Pourquoi ce choix, alors que l’on dispose déjà d’un dispositif simple, le RSA, qui n’est certes pas parfait, mais dont toute la mécanique administrative est en place ? On préfère multiplier d’autres dispositifs, avec un seul but : décourager les potentiels bénéficiaires.

Celles et ceux qui n’ont d’ordinaire que « la simplification de l’État » à la bouche lorsqu’il s’agit d’attaquer notre modèle social rechignent aujourd’hui à une simple mise à jour du RSA.

Les raisons, nous les connaissons : le dogmatisme libéral et le mépris pour la jeunesse. Bruno Le Maire, ministre de l’économie, l’a affirmé sans détour sur BFM TV vendredi dernier : « À 18 ans, ce qu’on veut, c’est un travail. On veut une rémunération de son travail, on ne veut pas une allocation ».

M. le ministre de l’économie va sûrement expliquer aux jeunes comment trouver un travail, alors que le taux de chômage a littéralement explosé au troisième trimestre 2020, passant à 22 % chez les jeunes, et que les organismes de statistiques s’attendent à une vague sans précédent de défaillances d’entreprises pour 2021. Il est donc urgent d’agir, d’investir dans la jeunesse.

Le Gouvernement a fait preuve d’une impressionnante célérité pour soutenir nos industries parfois très polluantes. Il est aujourd’hui temps de mettre la même volonté et la même conviction pour sauver notre jeunesse.

La proposition de nos collègues socialistes est simple, elle tient en une phrase : étendre le RSA aux jeunes âgés de 18 à 25 ans. Permettre aux jeunes qui ne suivent pas d’études ou de formation et qui n’ont pas de travail de disposer d’un minimum de ressources et d’autonomie.

La croyance selon laquelle une allocation encouragerait l’oisiveté et la paresse a été battue en brèche par toutes les dernières recherches académiques. Je pense notamment aux travaux d’Esther Duflo, prix Nobel d’économie, qui a montré que plus on aide les gens, plus ils sont capables de repartir d’eux-mêmes et plus ils sont aptes à sortir de la trappe à pauvreté dans laquelle ils sont enfermés.

Les jeunes ont donc besoin de tout, sauf du paternalisme d’une génération d’hommes d’État qui n’a jamais poussé les portes d’un Crous ou d’une agence Pôle emploi.

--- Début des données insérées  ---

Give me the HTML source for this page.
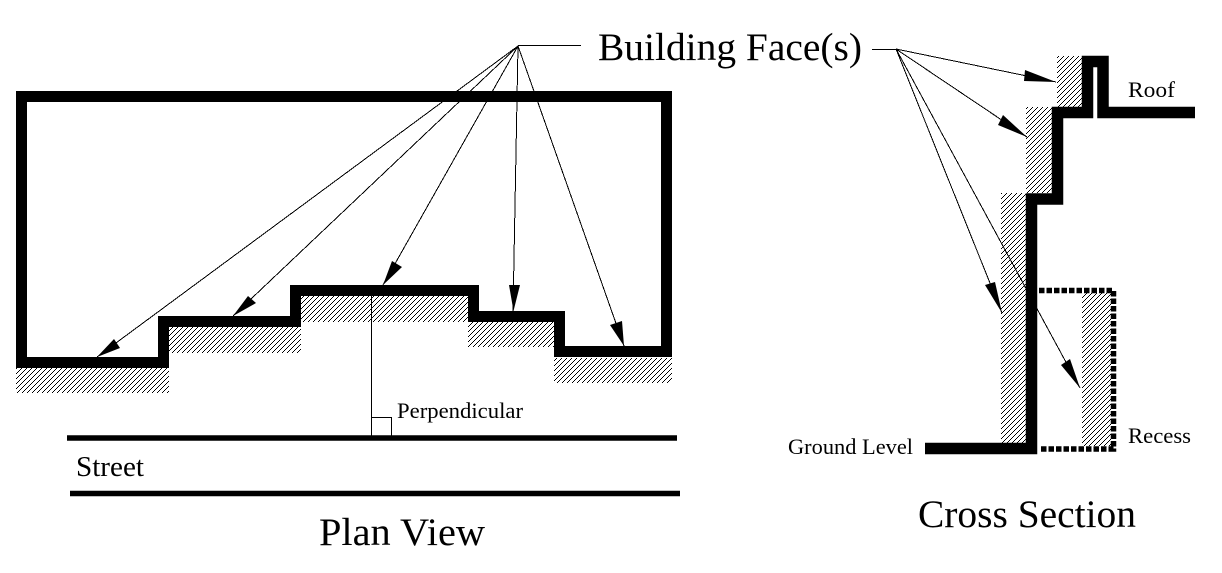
<!DOCTYPE html>
<html><head><meta charset="utf-8"><style>
html,body{margin:0;padding:0;background:#fff;width:1222px;height:573px;overflow:hidden}
svg{display:block}
text{font-family:"Liberation Serif",serif;fill:#000}
</style></head><body>
<svg width="1222" height="573" viewBox="0 0 1222 573" xmlns="http://www.w3.org/2000/svg">
<defs><pattern id="h" x="0" y="0" width="5" height="5" patternUnits="userSpaceOnUse"><g fill="#000" shape-rendering="crispEdges"><rect x="4" y="0" width="1" height="1"/><rect x="3" y="1" width="1" height="1"/><rect x="2" y="2" width="1" height="1"/><rect x="1" y="3" width="1" height="1"/><rect x="0" y="4" width="1" height="1"/></g></pattern></defs>
<rect width="1222" height="573" fill="#fff"/>
<g fill="url(#h)">
<rect x="16" y="368" width="153" height="25"/>
<rect x="169" y="327" width="132" height="26"/>
<rect x="301" y="296" width="167" height="26"/>
<rect x="468" y="322" width="86" height="25"/>
<rect x="554" y="358" width="118" height="25"/>
<rect x="1057" y="56" width="25" height="51"/>
<rect x="1026" y="107" width="26" height="86"/>
<rect x="1001" y="193" width="25" height="250"/>
<rect x="1082" y="293" width="29" height="153"/>
</g>
<path d="M21.5,96.5 H666.5 V351.5 H559.5 V316.5 H473.5 V290.5 H295.5 V321.5 H163.5 V362.5 H21.5 Z" fill="none" stroke="#000" stroke-width="11" stroke-linejoin="miter"/>
<path d="M67,438 H677 M70,493.5 H680" stroke="#000" stroke-width="5.5" fill="none"/>
<path d="M371.5,296 V437 M371.5,417.5 H391.5 V437" stroke="#000" stroke-width="1" fill="none"/>
<g stroke="#000" stroke-width="1" fill="none" shape-rendering="crispEdges">
<path d="M518,45.5 H581"/>
<path d="M518,46 L97,357 M518,46 L233,316 M518,46 L383,285 M518,46 L513,311 M518,46 L624,346"/>
<path d="M872,49.5 H896"/>
<path d="M896,49 L1056,82 M896,49 L1027,137 M896,49 L1002,313 M896,49 L1080,388"/>
</g>
<g fill="#000">
<polygon points="97,357 114,339 120,348"/>
<polygon points="233,316 248,296 256,303"/>
<polygon points="383,285 392,261 402,267"/>
<polygon points="513.5,311 509,285 520,285"/>
<polygon points="624,346 610,325 622,321"/>
<polygon points="1056,82 1025,70 1024,81"/>
<polygon points="1027,137 1003,115 998,125"/>
<polygon points="1002,313 985,285 995,282"/>
<polygon points="1080,388 1061,365 1070,359"/>
</g>
<path d="M925,448.5 H1031.5 V199 H1057.5 V112.5 H1087.5 V61.5 H1103 V112.5 H1195" fill="none" stroke="#000" stroke-width="11.5" stroke-linejoin="miter"/>
<path d="M1039,290.5 H1113.5 V449 H1039" fill="none" stroke="#000" stroke-width="5.5" stroke-dasharray="5.5 2"/>
<text x="598" y="60" font-size="39" textLength="264" lengthAdjust="spacingAndGlyphs">Building Face(s)</text>
<text x="319" y="545" font-size="39" textLength="166" lengthAdjust="spacingAndGlyphs">Plan View</text>
<text x="918" y="527" font-size="39" textLength="218" lengthAdjust="spacingAndGlyphs">Cross Section</text>
<text x="76" y="476" font-size="28" textLength="68" lengthAdjust="spacingAndGlyphs">Street</text>
<text x="397" y="418" font-size="22.5" textLength="126" lengthAdjust="spacingAndGlyphs">Perpendicular</text>
<text x="1128" y="97" font-size="22.5" textLength="47" lengthAdjust="spacingAndGlyphs">Roof</text>
<text x="788" y="454" font-size="22.5" textLength="125" lengthAdjust="spacingAndGlyphs">Ground Level</text>
<text x="1128" y="443" font-size="22.5" textLength="63" lengthAdjust="spacingAndGlyphs">Recess</text>
</svg>
</body></html>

Monsieur le secrétaire d’État, entendez l’appel de toutes les associations de jeunesse, de toutes les associations de lutte contre la pauvreté, de tous les collectifs d’aide aux précaires qui demandent l’extension du RSA aux 18-25 ans. Entendez l’appel du Conseil économique, social et environnemental qui, le 2 décembre 2020, a demandé solennellement l’extension du RSA aux 18-25 ans.